Novo Nordisk: World Partner Project

The diabetes pandemic will undoubtedly affect developing countries' ability to grow and develop. The World Partner Project (WPP) was launched in 2001 to establish a foundation on which developing countries can build their own diabetes healthcare strategies and ultimately improve access to proper care. The WPP works with local partners, usually health ministries and/or patient organizations, and is funded by a grant from Novo Nordisk.

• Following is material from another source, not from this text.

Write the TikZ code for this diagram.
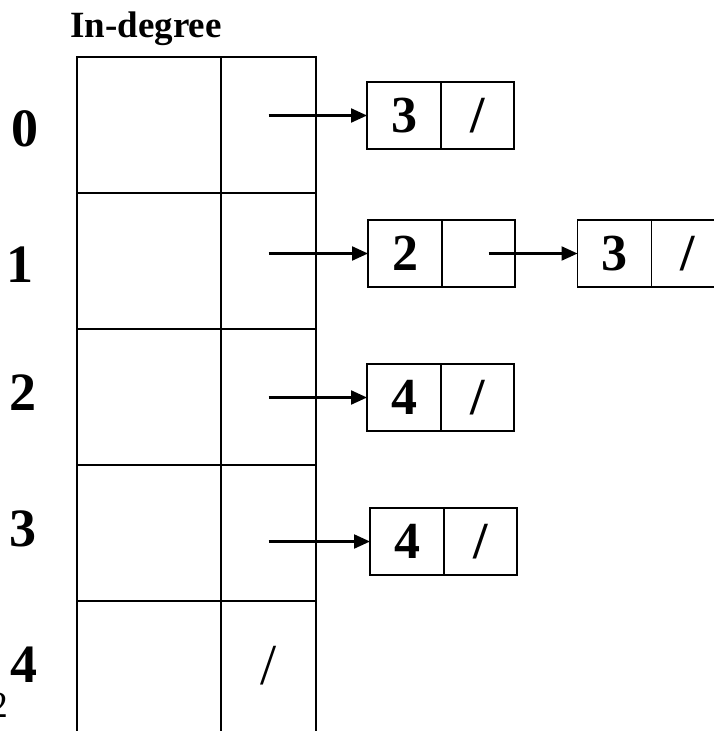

Novo Nordisk: Differential Pricing on Insulin

Among the targets for UN Millennium Development Goal 8 is a call for partnerships with pharmaceutical companies to provide access to affordable essential drugs in developing countries. Since 2001, Novo Nordisk has offered human insulin to the public health systems in Least Developed Countries (LDCs) at prices which do not to exceed 20% of the average price in Europe, Japan and North America. In 2009, Novo Nordisk offered this pricing scheme to all 49 LDCs, of which 36 used it to buy insulin at or below this price, compared to 32 in 2008.

Novartis TB DOTS Donation

Novartis is donating anti-TB medication to treat 500,000 patients in poor countries.

Novartis R&D for Malaria

Novartis is focusing on the development of a one-dose cure for P. falciparum, the most dangerous form of malaria, and a curative modality for P. vivax, the most frequent-occurring and widely distributed type of malaria.

Novartis Coartem

Coartem is the first World Health Organization-prequalified fixed-dose, artemisinin-based combination therapy (ACT) antimalarial, approved by stringent regulatory authorities and on the WHO Model List of Essential Medicines. Coartem is fast-acting and cures over 97% of patients after a 3-day treatment course. Coartem combines artemether, a derivative of artemisinin (from the Chinese medicinal plant Artemisia annua), with a synthetic substance, lumefantrine, which has not been used as a monotherapy.